# [PROVIDED DATA]
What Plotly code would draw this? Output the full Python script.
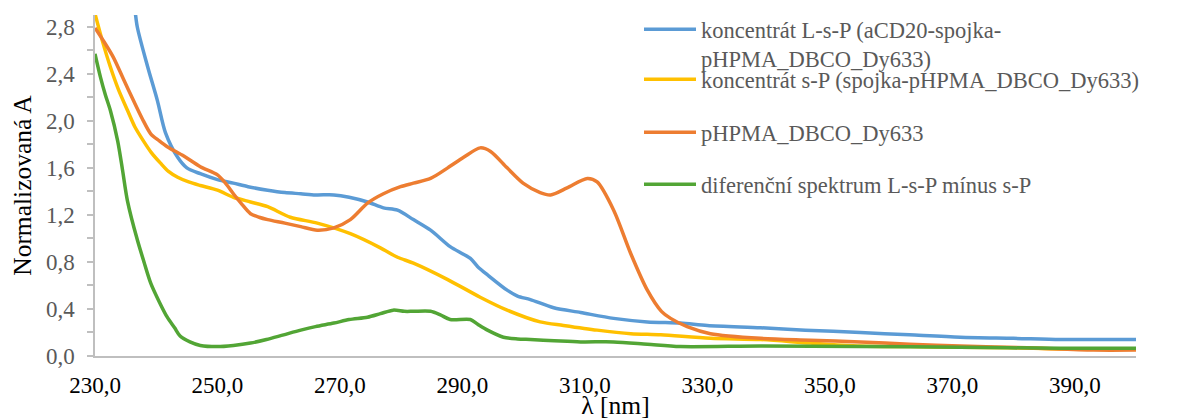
import plotly.graph_objects as go

# ---- data ----
blue_x = [235.5, 236.3, 236.9, 238.6, 240.2, 241.5, 243.5, 245.0, 247.2, 250.0, 252.6, 255.0,
          258.2, 261.0, 263.6, 266.0, 269.0, 271.5, 274.5, 277.1, 279.4, 282.0, 284.8, 288.0,
          290.0, 291.3, 292.5, 294.1, 297.3, 299.0, 301.1, 304.9, 309.3, 314.7, 320.2, 325.6,
          330.0, 338.7, 346.0, 355.0, 363.0, 371.3, 380.0, 387.6, 394.0, 400.0]
blue_y = [3.20, 3.03, 2.80, 2.46, 2.17, 1.90, 1.69, 1.60, 1.55, 1.50, 1.47, 1.44,
          1.41, 1.39, 1.38, 1.37, 1.37, 1.35, 1.31, 1.26, 1.24, 1.16, 1.07, 0.93,
          0.87, 0.83, 0.76, 0.69, 0.56, 0.51, 0.48, 0.41, 0.37, 0.32, 0.29, 0.28,
          0.26, 0.24, 0.22, 0.20, 0.18, 0.16, 0.15, 0.14, 0.14, 0.14]

yel_x = [230.0, 231.2, 232.5, 233.8, 235.3, 236.5, 237.9, 239.2, 240.7, 242.0, 243.5, 245.3,
         247.2, 250.0, 252.6, 255.4, 258.2, 261.9, 266.3, 271.7, 276.6, 279.4, 282.0, 287.6,
         292.9, 297.3, 302.7, 306.5, 312.0, 317.5, 322.4, 330.5, 338.7, 346.8, 355.0, 363.0,
         371.3, 380.0, 387.6, 400.0]
yel_y = [2.91, 2.68, 2.46, 2.27, 2.09, 1.95, 1.83, 1.73, 1.64, 1.57, 1.52, 1.48,
         1.45, 1.41, 1.35, 1.31, 1.27, 1.18, 1.13, 1.04, 0.92, 0.84, 0.79, 0.65,
         0.50, 0.39, 0.29, 0.26, 0.22, 0.19, 0.18, 0.15, 0.14, 0.11, 0.085, 0.08,
         0.075, 0.07, 0.06, 0.06]

or_x = [230.0, 231.5, 233.0, 234.6, 236.3, 237.7, 239.1, 240.5, 241.8, 244.5, 247.2, 250.0,
        251.3, 252.6, 254.0, 255.4, 256.8, 258.2, 261.0, 263.6, 266.3, 269.0, 271.7, 274.5,
        277.1, 279.9, 282.0, 284.8, 287.6, 290.2, 292.9, 294.6, 297.3, 299.9, 302.7, 304.4,
        307.1, 310.4, 312.0, 314.7, 317.5, 320.2, 322.5, 324.0, 326.7, 330.5, 338.7, 346.8,
        355.0, 363.0, 371.3, 382.3, 393.0, 400.0]
or_y = [2.79, 2.67, 2.54, 2.36, 2.17, 2.02, 1.89, 1.83, 1.78, 1.70, 1.61, 1.54,
        1.47, 1.38, 1.29, 1.21, 1.18, 1.16, 1.13, 1.10, 1.07, 1.09, 1.16, 1.30,
        1.38, 1.44, 1.47, 1.51, 1.60, 1.69, 1.77, 1.74, 1.60, 1.47, 1.39, 1.37,
        1.43, 1.51, 1.48, 1.24, 0.87, 0.56, 0.38, 0.32, 0.25, 0.19, 0.15, 0.135,
        0.12, 0.10, 0.085, 0.07, 0.05, 0.05]

gr_x = [230.0, 230.9, 231.7, 232.5, 233.7, 234.5, 235.3, 236.9, 238.0, 239.1, 240.5, 241.8,
        243.0, 243.9, 245.5, 247.2, 250.0, 252.6, 255.4, 258.0, 260.8, 263.6, 266.0, 269.0,
        271.5, 274.5, 276.6, 278.7, 280.5, 282.0, 284.8, 286.4, 288.0, 291.3, 292.5, 294.1,
        296.7, 299.0, 301.1, 305.0, 309.3, 314.7, 320.2, 325.6, 338.7, 355.0, 371.3, 387.6,
        400.0]
gr_y = [2.57, 2.37, 2.22, 2.09, 1.83, 1.58, 1.32, 0.99, 0.80, 0.62, 0.46, 0.33,
        0.24, 0.17, 0.12, 0.09, 0.08, 0.09, 0.11, 0.14, 0.18, 0.22, 0.25, 0.28,
        0.31, 0.33, 0.36, 0.39, 0.38, 0.38, 0.38, 0.35, 0.31, 0.31, 0.27, 0.22,
        0.16, 0.145, 0.14, 0.13, 0.12, 0.12, 0.10, 0.08, 0.085, 0.08, 0.075, 0.065,
        0.065]

names = ["koncentrát L-s-P (aCD20-spojka-<br>pHPMA_DBCO_Dy633)",
         "koncentrát s-P (spojka-pHPMA_DBCO_Dy633)",
         "pHPMA_DBCO_Dy633",
         "diferenční spektrum L-s-P mínus s-P"]
colors = ["#5B9BD5", "#FFC000", "#ED7D31", "#52A535"]

x_ticks = [230, 250, 270, 290, 310, 330, 350, 370, 390]
x_ticklabels = ["230,0", "250,0", "270,0", "290,0", "310,0", "330,0", "350,0", "370,0", "390,0"]
y_ticks = [0.0, 0.4, 0.8, 1.2, 1.6, 2.0, 2.4, 2.8]
y_ticklabels = ["0,0", "0,4", "0,8", "1,2", "1,6", "2,0", "2,4", "2,8"]

FONT = "Liberation Serif"
FS_TICK = 23
FS_LEG = 22.5
FS_TITLE = 25.5

# page offset of the figure (body margin of the html page)
OFF = 8
W, H = 1177 - OFF, 420 - OFF

series = [(blue_x, blue_y), (yel_x, yel_y), (or_x, or_y), (gr_x, gr_y)]
legend_ids = ["legend", "legend2", "legend3", "legend4"]

fig = go.Figure()
for (xs, ys), nm, col, lg in zip(series, names, colors, legend_ids):
    fig.add_trace(go.Scatter(x=xs, y=ys, mode="lines", name=nm,
                             line=dict(color=col, width=3.5, shape="spline", smoothing=0.8),
                             legend=lg))

leg_x = (639 - OFF) / W
leg_centers = [24 - OFF, 75 - OFF, 128 - OFF, 180 - OFF]
common_leg = dict(xref="container", yref="container", xanchor="left",
                  bgcolor="rgba(0,0,0,0)", borderwidth=0, itemwidth=52,
                  font=dict(family=FONT, size=FS_LEG, color="#595959"), valign="top",
                  itemclick=False, itemdoubleclick=False)

leg_layout = {}
for lg, cy in zip(legend_ids, leg_centers):
    d = dict(common_leg)
    d.update(x=leg_x, y=1 - (cy - 17) / H, yanchor="top")
    leg_layout[lg] = d

fig.update_layout(
    width=W, height=H,
    margin=dict(l=95 - OFF, r=41, t=15 - OFF, b=64, autoexpand=False),
    paper_bgcolor="white", plot_bgcolor="white",
    font=dict(family=FONT, size=FS_TICK, color="#595959"),
    showlegend=True,
    xaxis=dict(range=[230, 400], tickmode="array", tickvals=x_ticks, ticktext=x_ticklabels,
               showgrid=False, zeroline=False, showline=True, linecolor="#BFBFBF", linewidth=1.5,
               ticks="", tickfont=dict(family=FONT, size=FS_TICK, color="#000000"),
               ticklabelstandoff=8,
               title=dict(text="λ [nm]", font=dict(family=FONT, size=FS_TITLE, color="#000000"),
                          standoff=12)),
    yaxis=dict(range=[0, 2.9], tickmode="array", tickvals=y_ticks, ticktext=y_ticklabels,
               showgrid=False, zeroline=False, showline=True, linecolor="#BFBFBF", linewidth=1.5,
               ticks="outside", ticklen=6, tickcolor="#BFBFBF", tickwidth=1.5,
               minor=dict(dtick=0.2, tick0=0, ticks="outside", ticklen=6, tickcolor="#BFBFBF",
                          tickwidth=1.5, showgrid=False),
               tickfont=dict(family=FONT, size=FS_TICK, color="#595959"),
               ticklabelstandoff=8,
               title=dict(text="Normalizovaná A", font=dict(family=FONT, size=FS_TITLE, color="#000000"),
                          standoff=10)),
    **leg_layout,
)

fig.write_html("out.html")
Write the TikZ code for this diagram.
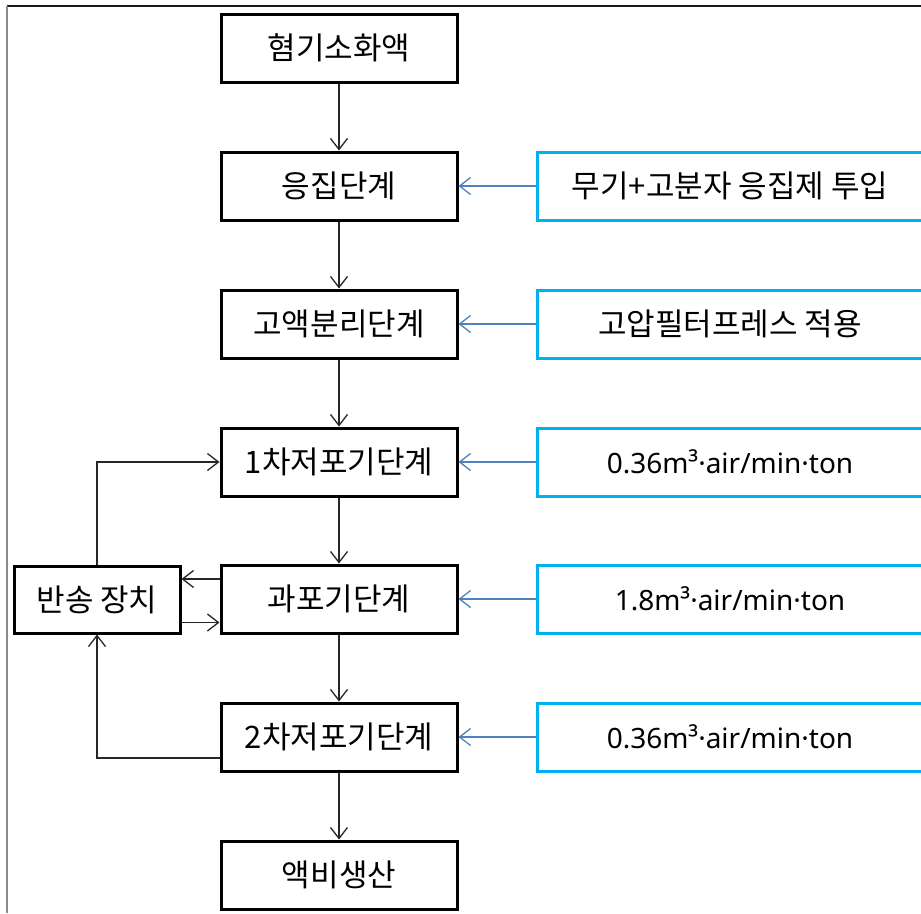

# [SHORT EXERCISE]
Look through the listing and extract every line with "code" in it.

# [FULL OUTPUT]
What Plotly code would draw this? Output the full Python script.
Write the TikZ code for this diagram.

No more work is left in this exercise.